The bill also directs $3 billion to the Department of Energy’s Smart Grid Investment Grant Program, which funded billions of dollars of grid technology investments after the 2008 recession, to increase the flexibility of the electrical grid to support the incoming wave of renewable energy. Distributed Energy Resources (DERs) such as rooftop solar panels on homes and EV charging equipment are existing parts of this equation, with the hope that these grants spur more innovation that allows for the grid to become modernized.
The full impact of these investments and other regulatory actions on modern energy grids remains to be seen. But we can be sure that the future landscape of energy resources will include a growing amount of small, flexible DERs in addition to utility-scale generation. This will in turn drive a need for supporting technologies to help utilities and operators manage a diverse and distributed mix of generation resources.
Modernizing the Grid
The antiquated U.S. electric grid is an intricate ecosystem, made up of interconnected consumers, electrical suppliers, utilities, and government agencies. A modernized grid involves consumers who capture and store their own energy behind-the-meter through DERs. Then, in times of excess, upload energy back to the grid for utilities to store and redistribute.
So what does the grid of the future look like? Consumers will serve as manufacturers, to the benefit of the electrical grid’s reliability and performance, under the direction of government oversight. What’s more, an emergence of new energy operators and groups like Community Choice Aggregators and VPP aggregators will continue to drive a need for flexibility in the market.

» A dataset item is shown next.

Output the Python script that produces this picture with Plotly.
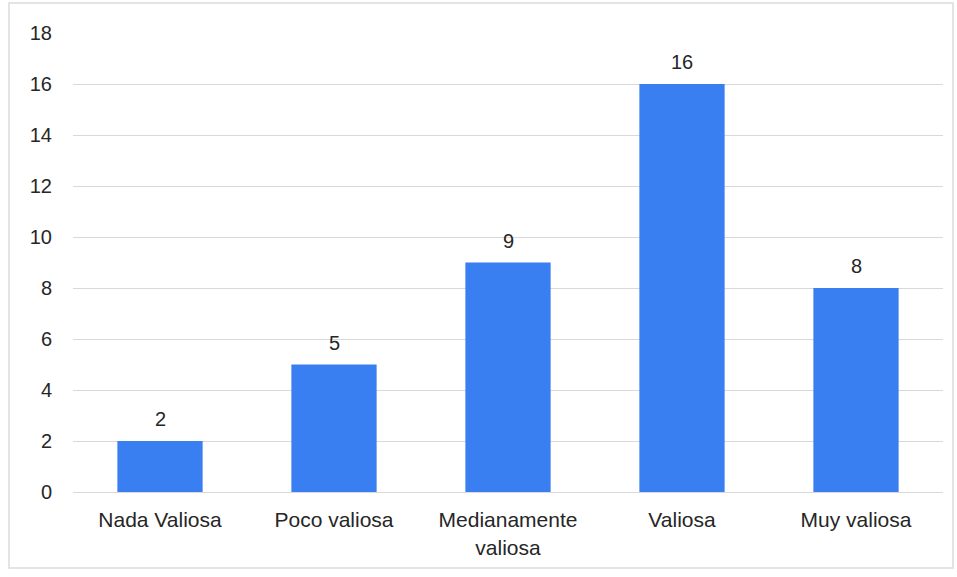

Lower cost of DERs, heightened consumer interest in these technologies and a supportive regulatory environment have sent DER deployment skyrocketing, even before the infrastructure bill emerged to boost these programs further. Yet many utilities have been slow to adopt systems that will give them the necessary awareness and analysis of DERs to accommodate for a more modernized grid. In the face of increased deployment of these technologies, driven by infrastructure investments, grid operators must look at non-wires solutions like Distributed Energy Management Resource Systems (DERMS) more seriously to keep pace with the energy transition.
DERMS Respond to Innovation and Demand
More intelligence in the grid equals more control, and more control means more efficiency and reliability. That’s where DERMS come into play. DERMS allow the grid to balance demand with supply while lowering stress on distribution, transmission and control operators and creating opportunities for new utility business models.
DERs are resilient and reliable resources but proper management is required to maintain these benefits and scale up capacity. DERMS allow utility grid operators to make real-time adjustments to move power across the grid. Many DERMS also deploy AI-based technologies to enable load forecasting and DER plan creation. This allows rooftop solar systems, EV charging, and energy storage to meet in the intersection of supply and demand. The ‘07 Smart Grid Investment Grant laid the foundation by creating innovative grid resources designed to make the grid more intelligent and automated. The next round of funding over the next 10 years will transform the grid and the integration of DERMS can usher in a new era of decarbonization, stabilization and improved customer experience for utilities on a global scale.
While there’s still a ways to go and investments to be made, the Infrastructure Investment and Jobs Act is one step towards a clean energy future.